Flush With Cash, Arab Royals Pave Path Of Modernity

Named Crown Prince last February at age 25, Hamdan is chairman of the Dubai Executive Council and engaged in Dubai Cares, a charity aimed at children's development. A modern monarch with a taste for the traditional, he set a world record when he paid a sale price of $2.7 million for a prized camel at a camel beauty pageant.

"He supports camel racing, camel competitions, camel beauty contests -- it's part of supporting our culture," said Sultan Al Qassimi, a writer and businessmen in nearby Sharjah who belongs to one of the UAE's royal families.

"He's not just going for skyscrapers… he was raised in a very traditional way, and we're very happy with that," Al Qassimi, said. "For example, he supports the Emirati tradition of 'yola,' a dance that young people do. The dance was dead until Sheikh Hamdan revived it. It had faded in our Playstation generation."

Arab People Get a Voice With Royalty

Mohammad Al Rahma, a citizen of Dubai, says the fact that Gulf monarchs maintain traditions like the majlis, an open sitting in which rulers hear directly from their citizens, keeps the royals and their subjects connected.

"The culture does not have a power distance. There's a majlis culture, where they hear our requests in an open forum… the ruler or deputy ruler will have a certain time of day when the court is open. You can bring your requests, you can even go just to say hi. You might not go to him with every small request. But you still interact with him in a normal way," said Al Rahma, 28, who works at Dubai's International Financial Center.

"We don't feel there's a barrier between the people and the ruling family, especially the young generation," he added. "We don't find many bodyguards around them, they network and interact freely."

Aside from Hamdan, only one other Gulf royal made it to the Forbes hot list: his sister, Sheikha Maitha. A black-belt beauty, she's a karate champion who took home a silver medal in the 2006 Asian Games. At age 28, Maitha went to this summer's Olympic games in Beijing to compete in Taekwondo, the first Emirati woman to compete in the Olympics. As her country's flag bearer, she helmed the national team as it marched into the Bird's Nest stadium.

"We're very proud as a UAE citizen, an Arab and a Muslim to see Sheikha Maitha carrying the flag," Ibrahim Abdul Malik, the country's Olympic Committee chief said in August.

"Even though most of the other competitors were men, it projects internally and externally that a woman can take a role in leadership," Al Qassimi told ABC News, noting that women hold a number of high posts in federal government.
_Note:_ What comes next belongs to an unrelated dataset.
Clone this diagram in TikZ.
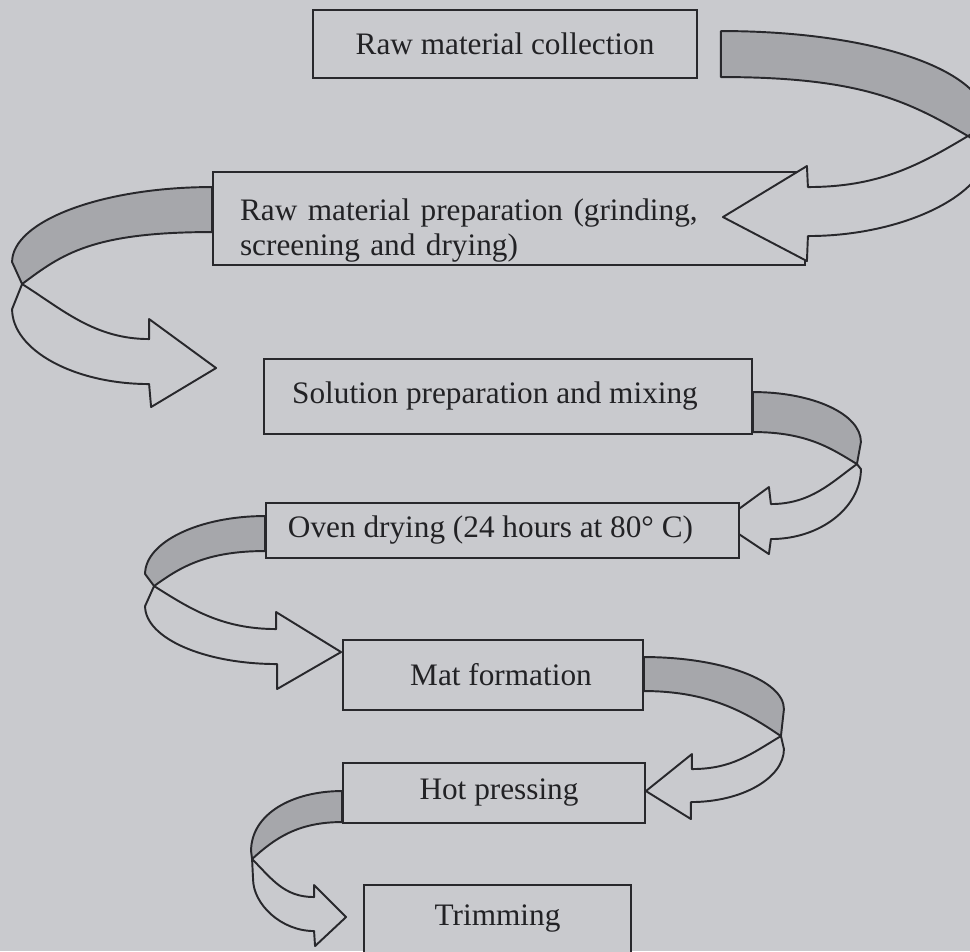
\documentclass[tikz,border=0pt]{standalone}
\usepackage{fontspec}
\setmainfont{Liberation Serif}
\usetikzlibrary{backgrounds}
\definecolor{paper}{RGB}{201,202,206}
\definecolor{band}{RGB}{166,167,171}
\definecolor{ink}{RGB}{40,40,44}

\begin{document}
\begin{tikzpicture}[x=0.02cm,y=0.02cm,yscale=-1,
 n/.style={draw=ink,fill=paper,line width=1.1pt,inner sep=0pt,align=center,text=ink!85!black,font=\fontsize{17.8}{20}\selectfont},
 back/.style={draw=ink,fill=band,line width=1.1pt,line join=round},
 front/.style={draw=ink,fill=paper,line width=1.1pt,line join=round}]
\useasboundingbox (0,0) rectangle (970,951);
\clip (0,0) rectangle (970,951);
\node[n,minimum width=7.68cm,minimum height=1.36cm] (b1) at (505,44) {Raw material collection};
\node[n,minimum width=11.84cm,minimum height=1.86cm,text width=10.76cm,align=left] (b2) at (509,218.5) {\rule{0pt}{26pt}Raw material preparation (grinding,\\screening and drying)};
\node[n,minimum width=9.76cm,minimum height=1.5cm] (b3) at (508,396.5) {Solution preparation and mixing\kern0.52cm};
\node[n,minimum width=9.46cm,minimum height=1.1cm] (b4) at (502.5,530.5) {Oven drying (24 hours at 80° C)\kern0.48cm};
\node[n,minimum width=6cm,minimum height=1.4cm] (b5) at (493,675) {\kern0.32cm Mat formation};
\node[n,minimum width=6.04cm,minimum height=1.2cm] (b6) at (494,793) {\kern0.2cm Hot pressing};
\node[n,minimum width=5.34cm,minimum height=1.36cm] (b7) at (497.5,919) {Trimming};
\begin{pgfonlayer}{background}
\fill[paper] (0,0) rectangle (970,951);
\begin{scope}[shift={(b2.north west)},xscale=-1]
\filldraw[back] (0,16) .. controls +(110,0) and +(0,-41) .. (200,91) -- (190,113) .. controls +(-40,-30) and +(120,0) .. (0,61) -- cycle;
\filldraw[front] (190,113) .. controls +(-40,25) and +(55,0) .. (63,168) -- (63,148) -- (-4,197) -- (61,236) -- (63,213) .. controls +(75,0) and +(0,41) .. (200,138) -- cycle;
\end{scope}
\begin{scope}[shift={(b3.north east)}]
\filldraw[back] (0,34) .. controls +(60,0) and +(0,-28) .. (108,84) -- (104,106) .. controls +(-25,-15) and +(55,0) .. (0,74) -- cycle;
\filldraw[front] (104,106) .. controls +(-25,18) and +(40,0) .. (18,146) -- (16,129) -- (-32,164) -- (16,196) -- (18,181) .. controls +(50,0) and +(0,38) .. (108,111) -- cycle;
\end{scope}
\begin{scope}[shift={(b4.north west)},xscale=-1]
\filldraw[back] (0,14) .. controls +(66,0) and +(0,-32) .. (120,72) -- (111,84) .. controls +(-25,-18) and +(60,0) .. (0,49) -- cycle;
\filldraw[front] (111,84) .. controls +(-35,22) and +(55,0) .. (-11,127) -- (-11,110) -- (-76,150) -- (-12,187) -- (-12,162) .. controls +(73,0) and +(0,32) .. (120,104) -- cycle;
\end{scope}
\begin{scope}[shift={(b5.north east)}]
\filldraw[back] (0,18) .. controls +(77,0) and +(0,-29) .. (140,70) -- (137,97) .. controls +(-30,-20) and +(70,0) .. (0,52) -- cycle;
\filldraw[front] (137,97) .. controls +(-30,18) and +(40,0) .. (48,130) -- (48,115) -- (2,152) -- (47,180) -- (47,163) .. controls +(51,0) and +(0,29) .. (140,110) -- cycle;
\end{scope}
\begin{scope}[shift={(b6.north west)},xscale=-1]
\filldraw[back] (0,29) .. controls +(50,0) and +(0,-37) .. (91,89) -- (90,97) .. controls +(-22,-20) and +(45,0) .. (0,60) -- cycle;
\filldraw[front] (90,97) .. controls +(-20,20) and +(30,0) .. (28,135) -- (28,123) -- (-4,155) -- (27,184) -- (28,169) .. controls +(33,0) and +(0,25) .. (89,117) -- cycle;
\end{scope}
\end{pgfonlayer}
\begin{scope}[shift={(b1.north east)}]
\filldraw[back] (23,22) .. controls +(150,0) and +(0,-55) .. (290,115) -- (270,127) .. controls +(-60,-35) and +(140,0) .. (23,68) -- cycle;
\filldraw[front] (270,127) .. controls +(-50,30) and +(70,0) .. (110,178) -- (109,157) -- (25,208) -- (109,252) -- (110,227) .. controls +(96,0) and +(0,45) .. (290,140) -- cycle;
\end{scope}
\end{tikzpicture}
\end{document}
The first woman to hold a cabinet post, Sheikha Lubna Al Qasimi, is a royal from Sharjah currently serving as the UAE's Minister of Economy.

Women Play Role in Public Life

Elsewhere in the Gulf, royal women are taking advantage of 21st century openness and opportunity.  Qatar's Sheikha Mayassa plays an active public role, heading the Qatar Foundation's "Reach Out to Asia" initiative, aimed at disaster relief and supporting the UN's Millennium Development Goals.